Understand your team’s strengths and weaknesses.
Keep in mind that any team will have its stronger and weaker areas of knowledge. As much as possible keep your team’s areas of weakness off of the critical path. Any mission critical team
weaknesses need to be shored up with internal members from the other data mart teams or from outside vendors.
Case Study: Putting the Concepts into Motion
The following case study looks to put the concepts we’ve discussed into action. This case study illustrates the iterative approach to independent data mart migration as most companies that
have independent data marts typically have a pervasive and complex situation.
Background
The XYZ company is a Fortune 500 consumer electronics firm. XYZ recently acquired a smaller company (Acme Electronics) that has a single Marketing data mart which little is known about. In
addition, XYZ is standardizing on a new order entry system in 5 years and existing batch windows for the legacy systems have reached it’s limit. XYZ’s management team is stable. well
organized, and fully supports the migration effort. Table 4 lists out the DSS specific details and Figure 4 shows the current DSS architecture.
DSS Background |
Currently have 50 – 60 business users accessing the DSS systems |
Numerous potential business users are requesting access |
Current user want many new enhancements to the existing DSS systems |
Each data mart utilizes different tools, software, and hardware |
Marketing and Finance data marts have cooperative IT and business users |
Quality Control data marts has less knowledgeable IT staff and uncooperative business users |
Little to nothing is known about the Acme Marketing data mart |
Phase One Migration
By viewing the data it is evident that the Marketing and Finance data marts share two common data sources (old and new order entry systems). In addition, the Marketing data mart has a strong
end-user community that will be highly supportive of the migration effort. In addition, both the Marketing and Finance data mart’s business users have agreed to freeze their additional
functionality requests for Phase One of the migration.
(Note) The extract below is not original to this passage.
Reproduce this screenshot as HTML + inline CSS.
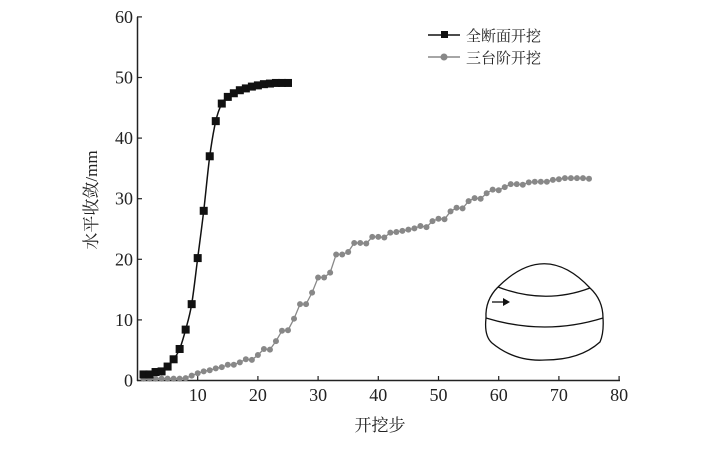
<!DOCTYPE html>
<html><head><meta charset="utf-8"><style>
html,body{margin:0;padding:0;background:#fff;}
svg{display:block;font-family:"Liberation Serif","Noto Serif CJK SC",serif;}
</style></head><body>
<svg id="s" width="712" height="450" viewBox="0 0 712 450" xmlns="http://www.w3.org/2000/svg">
<g stroke="#222" stroke-width="1.5" fill="none">
<line x1="137.5" y1="17" x2="137.5" y2="381"/>
<line x1="137" y1="380.5" x2="620" y2="380.5"/>
</g>
<g id="ticks" stroke="#222" stroke-width="1.2"></g>
<g id="lab" font-size="18" fill="#222"></g>
<text x="380" y="431" font-size="17" text-anchor="middle" font-family="'Noto Serif CJK SC',serif" fill="#222">开挖步</text>
<text transform="translate(97,200) rotate(-90)" font-size="17" text-anchor="middle" fill="#222"><tspan font-family="'Noto Serif CJK SC',serif">水平收敛</tspan>/mm</text>
<!-- legend -->
<line x1="428" y1="35" x2="460" y2="35" stroke="#111" stroke-width="1.5"/>
<rect x="441" y="31" width="7" height="7" fill="#111"/>
<text x="466" y="41" font-size="15" font-family="'Noto Serif CJK SC',serif" fill="#222">全断面开挖</text>
<line x1="428" y1="57" x2="460" y2="57" stroke="#888" stroke-width="1.5"/>
<circle cx="444" cy="57" r="3.5" fill="#888"/>
<text x="466" y="63" font-size="15" font-family="'Noto Serif CJK SC',serif" fill="#222">三台阶开挖</text>
<!-- tunnel sketch -->
<g stroke="#111" stroke-width="1.3" fill="none">
<path d="M498,287 Q545,240 590,288"/>
<path d="M498,287 Q545,305 590,288"/>
<path d="M498,287 Q485,300 486,318"/>
<path d="M590,288 Q603,300 603,318"/>
<path d="M486,318 Q545,336 603,318"/>
<path d="M486,318 Q484,336 492,343 Q515,362 545,360 Q580,360 600,342 Q604,333 603,318"/>
<line x1="492" y1="302" x2="503" y2="302"/>
</g>
<polygon points="503,298 510,302 503,306" fill="#111"/>
<g id="g2"></g><g id="g1"></g>
</svg>
<script>
var X=v=>137.5+v*6.02, Y=v=>380.5-v*6.06;
var ns="http://www.w3.org/2000/svg";
function el(t,a,p){var e=document.createElementNS(ns,t);for(var k in a)e.setAttribute(k,a[k]);document.getElementById(p).appendChild(e);return e;}
for(var i=0;i<=8;i++){var x=X(i*10);if(i>0){el('line',{x1:x,y1:380,x2:x,y2:376},'ticks');var t=el('text',{x:x,y:401,'text-anchor':'middle'},'lab');t.textContent=i*10;}}
for(var j=0;j<=6;j++){var y=Y(j*10);el('line',{x1:137,y1:y,x2:142,y2:y},'ticks');var t=el('text',{x:133,y:y+6,'text-anchor':'end'},'lab');t.textContent=j*10;}
var b=[1,1,1.4,1.5,2.3,3.5,5.2,8.4,12.6,20.2,28,37,42.8,45.7,46.8,47.4,47.9,48.2,48.5,48.7,48.9,49,49.1,49.1,49.1];
var g=[0.3,0.3,0.3,0.3,0.3,0.3,0.3,0.4,0.8,1.2,1.5,1.7,2,2.2,2.6,2.6,3,3.5,3.4,4.2,5.2,5.1,6.5,8.2,8.3,10.2,12.6,12.6,14.5,17,17,17.8,20.8,20.8,21.2,22.7,22.7,22.6,23.7,23.7,23.6,24.4,24.5,24.7,24.9,25.1,25.5,25.3,26.3,26.7,26.6,27.9,28.5,28.4,29.6,30.1,30,30.9,31.5,31.4,31.9,32.4,32.4,32.3,32.7,32.8,32.8,32.8,33.1,33.2,33.4,33.4,33.4,33.4,33.3];
el('polyline',{points:g.map((v,i)=>X(i+1)+','+Y(v)).join(' '),fill:'none',stroke:'#888','stroke-width':1.3},'g2');
g.forEach((v,i)=>el('circle',{cx:X(i+1),cy:Y(v),r:3,fill:'#888'},'g2'));
var pts=b.map((v,i)=>[X(i+1),Y(v)]);
var d='M'+pts[0];for(var i=1;i<pts.length;i++){var p0=pts[i-1],p1=pts[i],pm=pts[i-2]||p0,pn=pts[i+1]||p1;d+=' C'+(p0[0]+(p1[0]-pm[0])/6)+','+(p0[1]+(p1[1]-pm[1])/6)+' '+(p1[0]-(pn[0]-p0[0])/6)+','+(p1[1]-(pn[1]-p0[1])/6)+' '+p1;}
el('path',{d:d,fill:'none',stroke:'#111','stroke-width':1.5},'g1');
pts.forEach(p=>el('rect',{x:p[0]-4,y:p[1]-4,width:8,height:8,fill:'#111'},'g1'));
</script>
</body></html>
During this phase we avoided migrating the Quality Control and the Acme Marketing data marts. This occurred because of the lack of support in the Quality Control mart and all the unknowns of the
Acme Marketing mart. Figure 4 illustrates the Phase One DSS architecture.
Phase Two Migration
During this phase the operational logistical system’s data will be brought into the data warehouse and the Quality Control data mart is now being sourced directly from the enterprise data
warehouse. In addition, during this phase the Marketing and Finance teams change requests that were frozen during Phase One implementation are now being developed. Lastly, a new dependent
Accounting data mart is now being sourced from the data warehouse
Phase Three Migration
In this phase we are merging the functionality in the former Acme Electronics Marketing data mart into the existing dependent Marketing data mart. Also, additional data marts are continuing to
appear (CEO data mart).
It is important to understand that the process for migrating off of this architecture is a costly proposition, that will only gets more expensive and difficult as time goes on. Remember, as with
any disease the earlier it is detected and treatment begins the sooner the patient will become healthy. However if treatment is delayed the patient’s condition will worsen and eventually
become terminal.